* WORK INSTRUCTIONS:
Leave out any pictures and transcribe all other data below exactly.

* MATERIAL:
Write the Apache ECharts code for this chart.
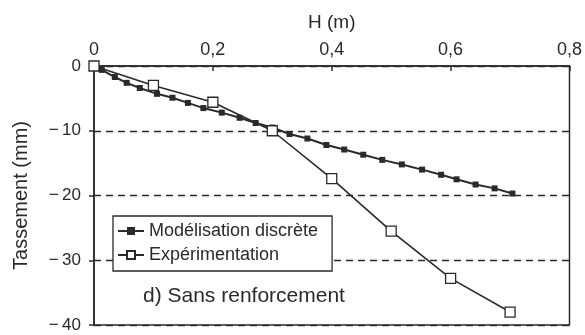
<!DOCTYPE html>
<html>
<head>
<meta charset="utf-8">
<script src="https://cdn.jsdelivr.net/npm/echarts@6/dist/echarts.min.js"></script>
<style>
  html, body { margin: 0; padding: 0; background: #fff; }
  #chart { width: 585px; height: 335px; }
</style>
</head>
<body>
<div id="chart"></div>
<script>
// Settlement vs height, unreinforced case
const modelH = [0, 0.013, 0.035, 0.055, 0.077, 0.106, 0.132, 0.158, 0.184, 0.215, 0.245, 0.272, 0.300,
  0.329, 0.359, 0.391, 0.421, 0.453, 0.485, 0.518, 0.552, 0.584, 0.610, 0.642, 0.674, 0.704];
const modelS = [0, -0.6, -1.7, -2.6, -3.4, -4.3, -4.9, -5.7, -6.5, -7.2, -8.0, -8.8, -9.5,
  -10.5, -11.2, -12.2, -12.9, -13.7, -14.5, -15.2, -16.0, -16.8, -17.5, -18.3, -18.9, -19.7];
const expH = [0, 0.1, 0.2, 0.3, 0.4, 0.5, 0.6, 0.7];
const expS = [0, -3.0, -5.6, -10.0, -17.4, -25.5, -32.8, -38.0];

const xTicks = [0, 0.2, 0.4, 0.6, 0.8];
const yTicks = [0, -10, -20, -30, -40];

const seriesNames = ['Modélisation discrète', 'Expérimentation'];
const panelLabel = 'd) Sans renforcement';

const ink = '#2a2a2a';
const font = 'Liberation Sans, Arial, sans-serif';

const chart = echarts.init(document.getElementById('chart'), null, { renderer: 'canvas' });

chart.setOption({
  animation: false,
  backgroundColor: '#fff',
  textStyle: { fontFamily: font, color: ink },
  grid: {
    left: 94, right: 14, top: 66, bottom: 10,
    show: true, borderColor: ink, borderWidth: 1.5, backgroundColor: 'transparent'
  },
  xAxis: {
    type: 'value', position: 'top',
    min: xTicks[0], max: xTicks[xTicks.length - 1], interval: 0.2,
    name: 'H (m)', nameLocation: 'middle', nameGap: 34,
    nameTextStyle: { fontSize: 19, color: ink, fontFamily: font },
    axisLine: { lineStyle: { color: ink, width: 1.5 } },
    axisTick: { inside: true, length: 5, lineStyle: { color: ink, width: 1.5 } },
    axisLabel: {
      fontSize: 18, color: ink, margin: 7, fontFamily: font,
      formatter: v => xTicks.includes(Math.round(v * 10) / 10) ? String(Math.round(v * 10) / 10).replace('.', ',') : ''
    },
    splitLine: { show: false }
  },
  yAxis: {
    type: 'value', min: -40, max: 0, interval: 10,
    name: 'Tassement (mm)', nameLocation: 'middle', nameGap: 63, nameRotate: 90,
    nameTextStyle: { fontSize: 20, color: ink, fontFamily: font },
    axisLine: { onZero: false, lineStyle: { color: ink, width: 1.5 } },
    axisTick: { inside: false, length: 5, lineStyle: { color: ink, width: 1.5 } },
    axisLabel: {
      fontSize: 17, color: ink, margin: 13, fontFamily: font,
      formatter: v => yTicks.includes(v) ? (v < 0 ? '\u2212\u2009' + Math.abs(v) : String(v)) : ''
    },
    splitLine: { show: true, lineStyle: { color: ink, type: [7, 5], width: 1.3 } }
  },
  legend: {
    left: 113, top: 216,
    orient: 'vertical',
    itemGap: 6, itemWidth: 26, itemHeight: 10,
    padding: [6, 14, 7, 4],
    borderColor: ink, borderWidth: 1.3,
    backgroundColor: '#fff',
    textStyle: { fontSize: 18, color: ink, fontFamily: font },
    data: seriesNames
  },
  graphic: [{
    type: 'text', left: 143, top: 286,
    style: { text: panelLabel, fontSize: 21, fill: ink, fontFamily: font }
  }],
  series: [
    {
      name: seriesNames[0], type: 'line',
      data: modelH.map((h, i) => [h, modelS[i]]),
      symbol: 'rect', symbolSize: 6,
      lineStyle: { color: ink, width: 2 },
      itemStyle: { color: ink, borderColor: ink, borderWidth: 0 },
      z: 3
    },
    {
      name: seriesNames[1], type: 'line',
      data: expH.map((h, i) => [h, expS[i]]),
      symbol: 'rect', symbolSize: 10,
      lineStyle: { color: ink, width: 1.6 },
      itemStyle: { color: '#fff', borderColor: ink, borderWidth: 1.3 },
      z: 4
    }
  ]
});
</script>
</body>
</html>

* EXERCISE OUTPUT:
Write the Apache ECharts code for this chart.
<!DOCTYPE html>
<html>
<head>
<meta charset="utf-8">
<script src="https://cdn.jsdelivr.net/npm/echarts@6/dist/echarts.min.js"></script>
<style>
  html, body { margin: 0; padding: 0; background: #fff; }
  #chart { width: 585px; height: 335px; }
</style>
</head>
<body>
<div id="chart"></div>
<script>
// Settlement vs height, unreinforced case
const modelH = [0, 0.013, 0.035, 0.055, 0.077, 0.106, 0.132, 0.158, 0.184, 0.215, 0.245, 0.272, 0.300,
  0.329, 0.359, 0.391, 0.421, 0.453, 0.485, 0.518, 0.552, 0.584, 0.610, 0.642, 0.674, 0.704];
const modelS = [0, -0.6, -1.7, -2.6, -3.4, -4.3, -4.9, -5.7, -6.5, -7.2, -8.0, -8.8, -9.5,
  -10.5, -11.2, -12.2, -12.9, -13.7, -14.5, -15.2, -16.0, -16.8, -17.5, -18.3, -18.9, -19.7];
const expH = [0, 0.1, 0.2, 0.3, 0.4, 0.5, 0.6, 0.7];
const expS = [0, -3.0, -5.6, -10.0, -17.4, -25.5, -32.8, -38.0];

const xTicks = [0, 0.2, 0.4, 0.6, 0.8];
const yTicks = [0, -10, -20, -30, -40];

const seriesNames = ['Modélisation discrète', 'Expérimentation'];
const panelLabel = 'd) Sans renforcement';

const ink = '#2a2a2a';
const font = 'Liberation Sans, Arial, sans-serif';

const chart = echarts.init(document.getElementById('chart'), null, { renderer: 'canvas' });

chart.setOption({
  animation: false,
  backgroundColor: '#fff',
  textStyle: { fontFamily: font, color: ink },
  grid: {
    left: 94, right: 14, top: 66, bottom: 10,
    show: true, borderColor: ink, borderWidth: 1.5, backgroundColor: 'transparent'
  },
  xAxis: {
    type: 'value', position: 'top',
    min: xTicks[0], max: xTicks[xTicks.length - 1], interval: 0.2,
    name: 'H (m)', nameLocation: 'middle', nameGap: 34,
    nameTextStyle: { fontSize: 19, color: ink, fontFamily: font },
    axisLine: { lineStyle: { color: ink, width: 1.5 } },
    axisTick: { inside: true, length: 5, lineStyle: { color: ink, width: 1.5 } },
    axisLabel: {
      fontSize: 18, color: ink, margin: 7, fontFamily: font,
      formatter: v => xTicks.includes(Math.round(v * 10) / 10) ? String(Math.round(v * 10) / 10).replace('.', ',') : ''
    },
    splitLine: { show: false }
  },
  yAxis: {
    type: 'value', min: -40, max: 0, interval: 10,
    name: 'Tassement (mm)', nameLocation: 'middle', nameGap: 63, nameRotate: 90,
    nameTextStyle: { fontSize: 20, color: ink, fontFamily: font },
    axisLine: { onZero: false, lineStyle: { color: ink, width: 1.5 } },
    axisTick: { inside: false, length: 5, lineStyle: { color: ink, width: 1.5 } },
    axisLabel: {
      fontSize: 17, color: ink, margin: 13, fontFamily: font,
      formatter: v => yTicks.includes(v) ? (v < 0 ? '\u2212\u2009' + Math.abs(v) : String(v)) : ''
    },
    splitLine: { show: true, lineStyle: { color: ink, type: [7, 5], width: 1.3 } }
  },
  legend: {
    left: 113, top: 216,
    orient: 'vertical',
    itemGap: 6, itemWidth: 26, itemHeight: 10,
    padding: [6, 14, 7, 4],
    borderColor: ink, borderWidth: 1.3,
    backgroundColor: '#fff',
    textStyle: { fontSize: 18, color: ink, fontFamily: font },
    data: seriesNames
  },
  graphic: [{
    type: 'text', left: 143, top: 286,
    style: { text: panelLabel, fontSize: 21, fill: ink, fontFamily: font }
  }],
  series: [
    {
      name: seriesNames[0], type: 'line',
      data: modelH.map((h, i) => [h, modelS[i]]),
      symbol: 'rect', symbolSize: 6,
      lineStyle: { color: ink, width: 2 },
      itemStyle: { color: ink, borderColor: ink, borderWidth: 0 },
      z: 3
    },
    {
      name: seriesNames[1], type: 'line',
      data: expH.map((h, i) => [h, expS[i]]),
      symbol: 'rect', symbolSize: 10,
      lineStyle: { color: ink, width: 1.6 },
      itemStyle: { color: '#fff', borderColor: ink, borderWidth: 1.3 },
      z: 4
    }
  ]
});
</script>
</body>
</html>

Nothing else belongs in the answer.